Guidance and further information
Agencies seeking official guidance can review ICE’s program page for details on agreements, training, and oversight. For more information, see the ICE 287(g) program page at U.S. Immigration and Customs Enforcement.
Key takeaway: Starting October 1, 2025, DHS will reimburse participating agencies for full salaries and benefits (plus up to 25% overtime) for 287(g)-trained officers and offer quarterly performance bonuses. The policy removes a major cost barrier and could significantly expand local participation in immigration enforcement, while raising ongoing debates about community impacts, oversight, and legal scope.

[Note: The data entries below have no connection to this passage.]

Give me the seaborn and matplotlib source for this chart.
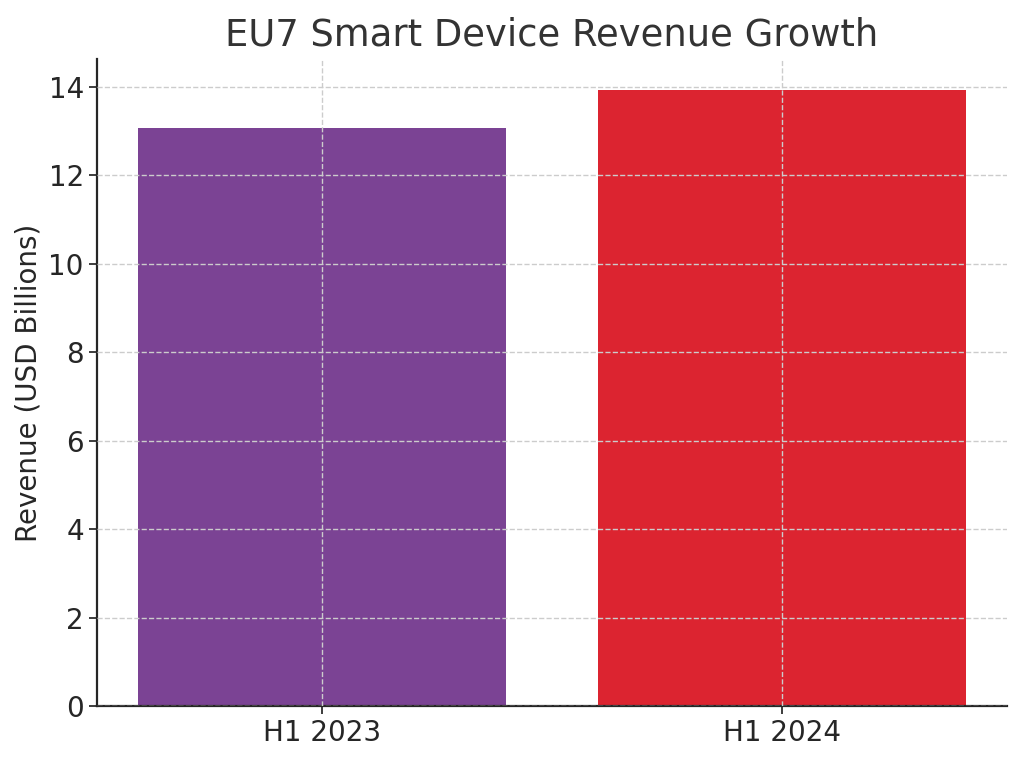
import matplotlib
matplotlib.use("Agg")
import matplotlib.pyplot as plt
import seaborn as sns
import pandas as pd

periods = ["H1 2023", "H1 2024"]
revenue = [13.07, 13.93]
bar_colors = ["#7B4394", "#DC2430"]

sns.set_theme(style="ticks")
plt.rcParams['font.family'] = ['DejaVu Sans']

df = pd.DataFrame({"Period": periods, "Revenue": revenue})

fig = plt.figure(figsize=(10.24, 7.58), dpi=100)
ax = fig.add_axes([0.0947, 0.0686, 0.8887, 0.8536])

sns.barplot(data=df, x="Period", y="Revenue", hue="Period", palette=bar_colors,
            legend=False, width=0.8, linewidth=0, saturation=1, ax=ax)

ax.set_xlim(-0.49, 1.49)
ax.set_ylim(0, max(revenue) * 1.05)
ax.set_axisbelow(False)
ax.grid(True, linestyle="--", color="#cccccc", linewidth=1.0)

ax.set_title("EU7 Smart Device Revenue Growth", fontsize=26.6, color="#333333", pad=10)
ax.set_xlabel("")
ax.set_ylabel("Revenue (USD Billions)", fontsize=20, color="#262626")
ax.tick_params(axis="both", labelsize=20, colors="#262626", length=6, width=1.25)
ax.tick_params(axis="both", color="#262626")

for s in ["top", "right"]:
    ax.spines[s].set_visible(False)
for s in ["left", "bottom"]:
    ax.spines[s].set_color("#262626")
    ax.spines[s].set_linewidth(1.6)

fig.savefig("out.png", dpi=100)
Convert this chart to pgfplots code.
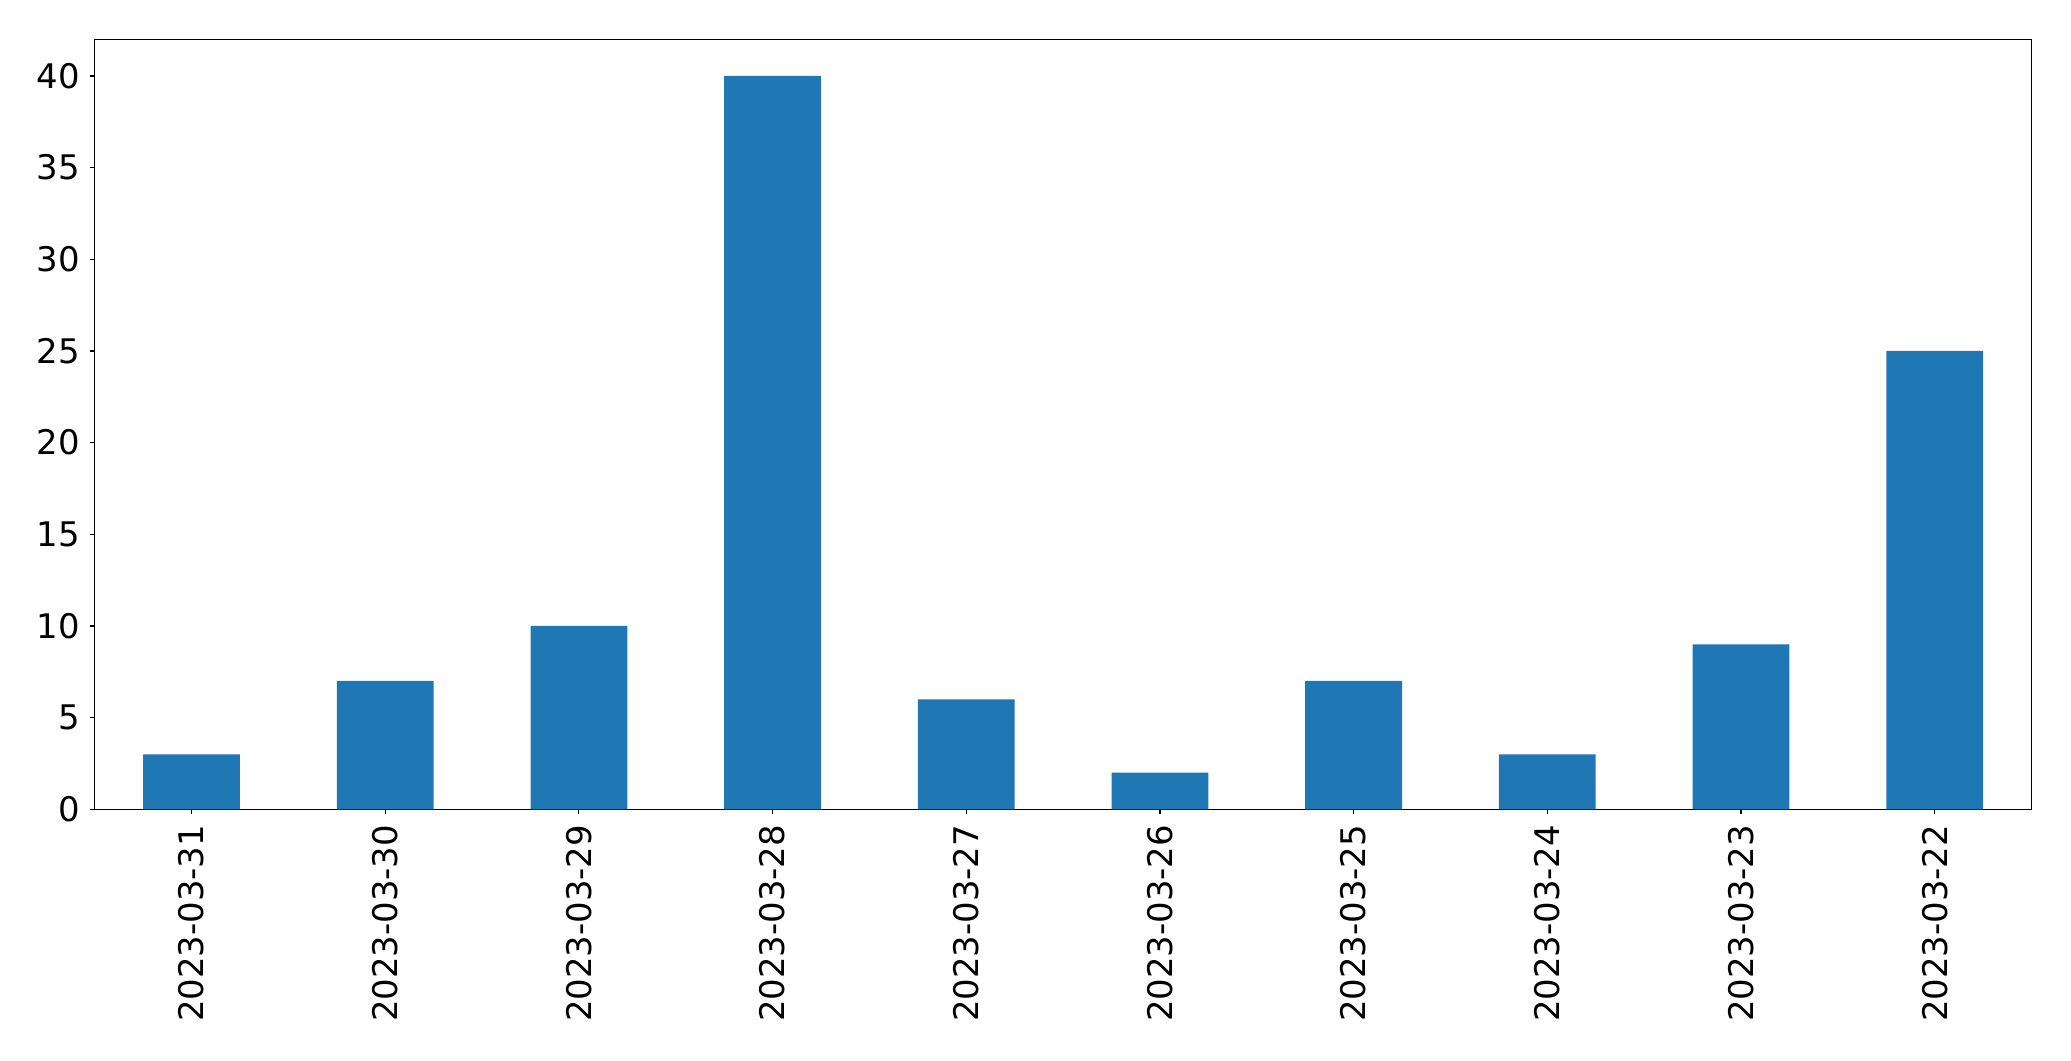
\documentclass[border=0pt]{standalone}
\usepackage{pgfplots}
\pgfplotsset{compat=1.18}
\usepackage{fontspec}
\setmainfont{DejaVu Sans}
\definecolor{mplblue}{HTML}{1F77B4}
\begin{document}
\fontsize{24.4bp}{29bp}\selectfont
\begin{tikzpicture}
\path[use as bounding box] (-68.2bp,-181.2bp) rectangle (1422.9bp,582.7bp);
\begin{axis}[
  at={(0,0)}, anchor=south west,
  scale only axis,
  width=1394.4bp, height=554.4bp,
  xmin=-0.5, xmax=9.5, ymin=0, ymax=42,
  xtick={0,...,9},
  xticklabels={2023-03-31,2023-03-30,2023-03-29,2023-03-28,2023-03-27,2023-03-26,2023-03-25,2023-03-24,2023-03-23,2023-03-22},
  ytick={0,5,10,15,20,25,30,35,40},
  tick align=outside,
  major tick length=3.5bp,
  tick style={line width=0.8bp, black},
  axis line style={line width=0.8bp},
  xtick pos=bottom, ytick pos=left,
  /pgf/number format/assume math mode=true,
  ticklabel style={font=\fontsize{24.4bp}{29bp}\selectfont},
  xticklabel style={rotate=90, anchor=east, inner sep=0pt, xshift=-7.5bp},
  yticklabel style={inner sep=0pt, xshift=-7bp},
]
\addplot[ybar, bar width=0.5, fill=mplblue, draw=none] coordinates {
 (0,3) (1,7) (2,10) (3,40) (4,6) (5,2) (6,7) (7,3) (8,9) (9,25)
};
\end{axis}
\end{tikzpicture}
\end{document}
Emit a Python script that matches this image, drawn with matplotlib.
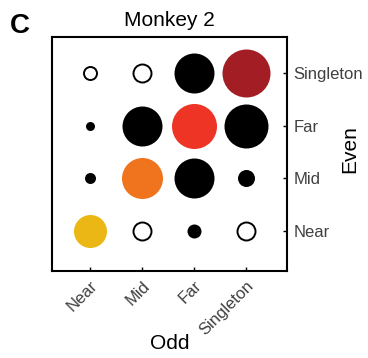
import matplotlib.pyplot as plt
import numpy as np

plt.rcParams['font.family'] = ['Liberation Sans', 'DejaVu Sans']

# categories
odd_labels = ["Near", "Mid", "Far", "Singleton"]
even_labels = ["Near", "Mid", "Far", "Singleton"]

# circle diameters (px), rows = even, cols = odd
diam = np.array([
    [33, 18, 14, 18],   # even Near
    [11, 41, 40, 17],   # even Mid
    [9, 40, 45, 44],    # even Far
    [13, 18, 40, 48],   # even Singleton
])
# fill: 'o' open circle, 'k' black, or a colour for the diagonal
fills = [
    ["#EAB714", "o", "k", "o"],
    ["k", "#F0741E", "k", "k"],
    ["k", "k", "#EE3424", "k"],
    ["o", "o", "k", "#A31D24"],
]

fig = plt.figure(figsize=(3.68, 3.58), dpi=100)
ax = fig.add_axes([0.1413, 0.243, 0.638, 0.6536])

for i in range(4):
    for j in range(4):
        s = (diam[i, j] * 0.72) ** 2
        f = fills[i][j]
        if f == "o":
            ax.scatter(j + 1, i + 1, s=s, facecolor="white", edgecolor="black", linewidth=1.4, zorder=3)
        elif f == "k":
            ax.scatter(j + 1, i + 1, s=s, color="black", linewidth=0, zorder=3)
        else:
            ax.scatter(j + 1, i + 1, s=s, color=f, linewidth=0, zorder=3)

ax.set_xlim(0.27, 4.79)
ax.set_ylim(0.23, 4.69)
ax.set_xticks([1, 2, 3, 4])
ax.set_yticks([1, 2, 3, 4])
ax.set_xticklabels(odd_labels, rotation=45, ha="right", rotation_mode="anchor")
ax.set_yticklabels(even_labels)
ax.yaxis.tick_right()
ax.yaxis.set_label_position("right")
ax.tick_params(direction="in", length=3, width=1, labelsize=12, labelcolor="#404040", pad=5)
ax.tick_params(axis="y", right=True, left=False)
for sp in ax.spines.values():
    sp.set_linewidth(1.5)

ax.set_xlabel("Odd", fontsize=15)
ax.set_ylabel("Even", fontsize=15, rotation=90, va="center")
ax.xaxis.set_label_coords(0.5, -0.27)
ax.yaxis.set_label_coords(1.27, 0.52)
ax.set_title("Monkey 2", fontsize=15, pad=8)
fig.text(0.027, 0.965, "C", fontsize=20, fontweight="bold", va="top", ha="left")

plt.savefig("out.png", dpi=100)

This Article in a Nutshell
DHS will implement a reimbursement program starting October 1, 2025, to pay participating local agencies the full salary, benefits, and up to 25% overtime for officers trained under Section 287(g). Funded by the One Big Beautiful Bill Act, the initiative also awards quarterly performance bonuses—$1,000, $750, or $500 per officer—tied to the percentage of ICE-identified undocumented immigrants located. Participation requires signing a 287(g) agreement, completing ICE-approved training, submitting payroll documentation, and filing quarterly performance reports. As of September 2, 2025, the program spans 40 states with 958 agreements, 8,501 trained officers, and more than 2,000 in training. DHS presents the plan as a means to expand ICE’s reach through local partners and remove budget barriers for chiefs and sheriffs; supporters emphasize increased enforcement capacity, while critics raise civil rights and community trust concerns. Agencies must prepare reporting systems, staffing rotations, and oversight mechanisms to benefit from reimbursements and performance payments.